* [PROBLEM DETAILS] Reproduce, please, only the lines from the first line below to the line containing "const seriesColors = ['#dd6a3e', '#e6a834', '#d3d1c9'];", inclusive.

-- Start INPUT RECORDS --

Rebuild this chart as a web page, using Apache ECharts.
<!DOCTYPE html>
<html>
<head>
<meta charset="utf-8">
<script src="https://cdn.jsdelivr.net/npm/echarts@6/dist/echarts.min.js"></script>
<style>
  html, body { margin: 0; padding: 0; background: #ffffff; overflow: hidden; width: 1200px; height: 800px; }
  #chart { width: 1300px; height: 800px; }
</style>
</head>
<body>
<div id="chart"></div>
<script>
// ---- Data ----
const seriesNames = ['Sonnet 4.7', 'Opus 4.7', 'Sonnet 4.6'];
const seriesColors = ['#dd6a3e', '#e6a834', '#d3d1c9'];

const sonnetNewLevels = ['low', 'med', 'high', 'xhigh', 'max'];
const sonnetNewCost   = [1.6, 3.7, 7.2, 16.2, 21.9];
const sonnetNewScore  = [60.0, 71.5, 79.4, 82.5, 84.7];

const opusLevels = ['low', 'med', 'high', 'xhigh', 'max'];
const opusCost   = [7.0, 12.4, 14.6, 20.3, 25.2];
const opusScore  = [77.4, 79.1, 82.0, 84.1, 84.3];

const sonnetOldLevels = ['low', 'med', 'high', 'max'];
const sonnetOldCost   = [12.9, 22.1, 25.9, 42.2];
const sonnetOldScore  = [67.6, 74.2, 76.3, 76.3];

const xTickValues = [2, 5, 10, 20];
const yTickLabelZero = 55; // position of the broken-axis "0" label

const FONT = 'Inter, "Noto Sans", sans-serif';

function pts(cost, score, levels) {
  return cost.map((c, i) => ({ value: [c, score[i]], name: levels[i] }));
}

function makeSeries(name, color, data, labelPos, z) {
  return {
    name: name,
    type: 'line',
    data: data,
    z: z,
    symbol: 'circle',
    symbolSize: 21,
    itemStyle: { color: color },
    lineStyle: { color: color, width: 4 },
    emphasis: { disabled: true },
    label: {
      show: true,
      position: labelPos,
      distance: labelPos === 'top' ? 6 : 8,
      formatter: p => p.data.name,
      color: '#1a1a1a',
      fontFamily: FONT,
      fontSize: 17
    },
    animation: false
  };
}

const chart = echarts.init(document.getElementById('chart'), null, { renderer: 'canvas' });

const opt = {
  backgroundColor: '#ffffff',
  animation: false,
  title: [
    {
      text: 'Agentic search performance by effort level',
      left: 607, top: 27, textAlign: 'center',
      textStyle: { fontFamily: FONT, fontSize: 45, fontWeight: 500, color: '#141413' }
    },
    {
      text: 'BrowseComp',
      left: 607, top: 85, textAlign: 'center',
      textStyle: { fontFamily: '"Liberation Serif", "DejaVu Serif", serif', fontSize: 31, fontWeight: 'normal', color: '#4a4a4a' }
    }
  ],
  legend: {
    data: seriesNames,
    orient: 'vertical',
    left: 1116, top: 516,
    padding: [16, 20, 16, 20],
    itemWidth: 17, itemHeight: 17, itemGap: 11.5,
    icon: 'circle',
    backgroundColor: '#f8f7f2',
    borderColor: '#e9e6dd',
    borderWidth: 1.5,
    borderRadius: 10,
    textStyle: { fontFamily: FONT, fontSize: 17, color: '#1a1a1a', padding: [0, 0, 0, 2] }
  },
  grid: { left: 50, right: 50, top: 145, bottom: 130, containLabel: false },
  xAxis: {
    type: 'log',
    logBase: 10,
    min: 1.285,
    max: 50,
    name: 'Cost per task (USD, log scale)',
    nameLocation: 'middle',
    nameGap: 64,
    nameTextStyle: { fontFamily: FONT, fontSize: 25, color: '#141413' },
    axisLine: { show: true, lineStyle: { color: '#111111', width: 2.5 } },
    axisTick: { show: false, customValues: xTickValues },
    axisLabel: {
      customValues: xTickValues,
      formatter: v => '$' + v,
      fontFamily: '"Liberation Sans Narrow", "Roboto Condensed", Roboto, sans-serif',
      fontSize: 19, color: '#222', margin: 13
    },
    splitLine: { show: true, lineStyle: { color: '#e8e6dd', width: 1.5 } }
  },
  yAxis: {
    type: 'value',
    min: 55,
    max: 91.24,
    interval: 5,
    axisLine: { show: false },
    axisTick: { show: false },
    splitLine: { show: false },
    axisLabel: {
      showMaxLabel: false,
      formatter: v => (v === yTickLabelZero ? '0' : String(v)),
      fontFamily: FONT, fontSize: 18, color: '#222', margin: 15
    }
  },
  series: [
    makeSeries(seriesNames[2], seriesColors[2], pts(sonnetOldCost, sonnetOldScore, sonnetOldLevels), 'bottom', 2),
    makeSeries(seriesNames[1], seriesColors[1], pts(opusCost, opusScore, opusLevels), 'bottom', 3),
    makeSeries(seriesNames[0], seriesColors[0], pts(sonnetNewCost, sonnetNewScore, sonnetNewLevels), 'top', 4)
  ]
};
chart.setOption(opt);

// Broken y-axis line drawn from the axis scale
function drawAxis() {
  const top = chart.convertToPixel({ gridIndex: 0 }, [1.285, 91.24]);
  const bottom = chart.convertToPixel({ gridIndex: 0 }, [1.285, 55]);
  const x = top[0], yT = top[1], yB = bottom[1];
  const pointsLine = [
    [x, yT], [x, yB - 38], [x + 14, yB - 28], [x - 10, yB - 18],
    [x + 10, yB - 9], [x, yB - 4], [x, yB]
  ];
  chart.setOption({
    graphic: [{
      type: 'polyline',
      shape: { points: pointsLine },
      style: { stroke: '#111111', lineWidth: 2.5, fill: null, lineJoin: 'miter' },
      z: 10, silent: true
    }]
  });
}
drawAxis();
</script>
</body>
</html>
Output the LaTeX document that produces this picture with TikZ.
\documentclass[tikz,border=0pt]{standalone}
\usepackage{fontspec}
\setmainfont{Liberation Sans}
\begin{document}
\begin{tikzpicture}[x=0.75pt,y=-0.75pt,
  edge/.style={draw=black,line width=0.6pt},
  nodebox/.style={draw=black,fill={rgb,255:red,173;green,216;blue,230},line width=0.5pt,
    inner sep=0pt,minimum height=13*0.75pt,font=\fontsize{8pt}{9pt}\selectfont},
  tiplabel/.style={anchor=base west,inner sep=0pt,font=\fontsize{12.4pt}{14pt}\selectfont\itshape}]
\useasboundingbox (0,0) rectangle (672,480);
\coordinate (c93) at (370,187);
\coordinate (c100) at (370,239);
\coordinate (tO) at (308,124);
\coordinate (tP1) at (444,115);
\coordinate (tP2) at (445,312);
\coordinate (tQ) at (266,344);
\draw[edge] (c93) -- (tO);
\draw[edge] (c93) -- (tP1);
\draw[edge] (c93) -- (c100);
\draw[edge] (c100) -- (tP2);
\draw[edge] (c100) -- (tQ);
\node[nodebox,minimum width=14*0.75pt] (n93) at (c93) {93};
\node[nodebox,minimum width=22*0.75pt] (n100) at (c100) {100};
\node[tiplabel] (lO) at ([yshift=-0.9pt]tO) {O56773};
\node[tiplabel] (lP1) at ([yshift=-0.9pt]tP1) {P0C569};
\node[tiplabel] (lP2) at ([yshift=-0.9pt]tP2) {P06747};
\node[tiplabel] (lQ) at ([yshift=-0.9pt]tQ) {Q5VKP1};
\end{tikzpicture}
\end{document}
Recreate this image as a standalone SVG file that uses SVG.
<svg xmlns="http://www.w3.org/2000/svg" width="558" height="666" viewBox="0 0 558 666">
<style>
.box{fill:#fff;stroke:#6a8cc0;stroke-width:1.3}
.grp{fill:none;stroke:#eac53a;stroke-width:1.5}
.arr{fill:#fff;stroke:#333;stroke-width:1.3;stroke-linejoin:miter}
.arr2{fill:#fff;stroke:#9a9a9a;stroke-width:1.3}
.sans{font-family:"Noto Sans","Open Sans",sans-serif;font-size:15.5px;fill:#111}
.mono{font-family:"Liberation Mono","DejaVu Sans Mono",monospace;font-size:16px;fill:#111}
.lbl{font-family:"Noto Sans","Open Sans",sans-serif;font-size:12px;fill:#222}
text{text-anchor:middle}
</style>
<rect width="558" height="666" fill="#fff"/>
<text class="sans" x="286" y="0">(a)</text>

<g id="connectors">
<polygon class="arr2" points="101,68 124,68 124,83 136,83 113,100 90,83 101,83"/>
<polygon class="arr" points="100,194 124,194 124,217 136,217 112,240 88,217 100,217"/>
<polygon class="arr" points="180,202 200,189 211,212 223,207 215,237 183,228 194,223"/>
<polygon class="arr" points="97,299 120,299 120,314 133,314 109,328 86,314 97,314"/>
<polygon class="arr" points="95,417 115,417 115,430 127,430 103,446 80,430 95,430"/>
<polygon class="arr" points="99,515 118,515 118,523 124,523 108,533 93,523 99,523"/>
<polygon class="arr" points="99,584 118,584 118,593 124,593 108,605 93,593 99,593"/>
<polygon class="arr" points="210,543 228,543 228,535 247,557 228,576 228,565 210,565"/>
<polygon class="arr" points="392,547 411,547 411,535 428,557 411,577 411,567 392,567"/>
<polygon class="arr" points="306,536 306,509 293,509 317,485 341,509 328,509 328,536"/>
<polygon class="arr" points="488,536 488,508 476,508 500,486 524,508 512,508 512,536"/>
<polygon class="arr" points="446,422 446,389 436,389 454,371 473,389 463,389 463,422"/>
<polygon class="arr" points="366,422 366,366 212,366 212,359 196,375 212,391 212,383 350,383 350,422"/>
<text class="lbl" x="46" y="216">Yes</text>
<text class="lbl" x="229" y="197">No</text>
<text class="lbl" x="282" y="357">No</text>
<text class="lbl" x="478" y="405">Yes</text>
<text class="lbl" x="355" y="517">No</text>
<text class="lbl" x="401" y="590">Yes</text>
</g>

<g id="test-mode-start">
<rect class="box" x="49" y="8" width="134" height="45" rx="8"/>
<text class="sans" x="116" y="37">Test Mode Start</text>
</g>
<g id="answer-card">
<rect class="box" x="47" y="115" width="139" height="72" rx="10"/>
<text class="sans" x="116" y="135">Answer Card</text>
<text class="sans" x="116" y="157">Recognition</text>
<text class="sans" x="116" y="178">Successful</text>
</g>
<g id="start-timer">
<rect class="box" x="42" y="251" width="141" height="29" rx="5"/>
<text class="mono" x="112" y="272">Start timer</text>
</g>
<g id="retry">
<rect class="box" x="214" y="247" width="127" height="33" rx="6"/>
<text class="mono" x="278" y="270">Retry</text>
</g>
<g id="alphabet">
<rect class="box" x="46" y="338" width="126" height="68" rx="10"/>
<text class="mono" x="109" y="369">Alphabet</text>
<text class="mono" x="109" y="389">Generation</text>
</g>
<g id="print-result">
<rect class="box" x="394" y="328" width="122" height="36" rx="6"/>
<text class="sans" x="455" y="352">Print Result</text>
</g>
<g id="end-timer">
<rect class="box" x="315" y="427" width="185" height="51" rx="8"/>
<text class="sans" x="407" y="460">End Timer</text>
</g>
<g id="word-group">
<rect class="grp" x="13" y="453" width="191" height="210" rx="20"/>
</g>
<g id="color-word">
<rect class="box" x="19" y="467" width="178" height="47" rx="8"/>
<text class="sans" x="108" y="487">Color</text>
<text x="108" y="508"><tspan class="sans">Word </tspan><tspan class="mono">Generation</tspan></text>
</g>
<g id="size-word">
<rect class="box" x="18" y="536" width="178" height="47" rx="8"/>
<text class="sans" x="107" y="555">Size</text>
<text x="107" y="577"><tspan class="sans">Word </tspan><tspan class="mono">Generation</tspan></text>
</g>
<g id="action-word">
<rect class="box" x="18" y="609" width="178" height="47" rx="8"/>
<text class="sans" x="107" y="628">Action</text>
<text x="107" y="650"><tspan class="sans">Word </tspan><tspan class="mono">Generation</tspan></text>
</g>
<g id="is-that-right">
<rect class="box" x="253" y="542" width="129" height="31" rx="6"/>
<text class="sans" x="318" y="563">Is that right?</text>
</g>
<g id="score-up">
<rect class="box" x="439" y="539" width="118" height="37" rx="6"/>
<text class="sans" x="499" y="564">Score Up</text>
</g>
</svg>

-- End INPUT RECORDS --

* [COMPLETE RESPONSE]
Rebuild this chart as a web page, using Apache ECharts.
<!DOCTYPE html>
<html>
<head>
<meta charset="utf-8">
<script src="https://cdn.jsdelivr.net/npm/echarts@6/dist/echarts.min.js"></script>
<style>
  html, body { margin: 0; padding: 0; background: #ffffff; overflow: hidden; width: 1200px; height: 800px; }
  #chart { width: 1300px; height: 800px; }
</style>
</head>
<body>
<div id="chart"></div>
<script>
// ---- Data ----
const seriesNames = ['Sonnet 4.7', 'Opus 4.7', 'Sonnet 4.6'];
const seriesColors = ['#dd6a3e', '#e6a834', '#d3d1c9'];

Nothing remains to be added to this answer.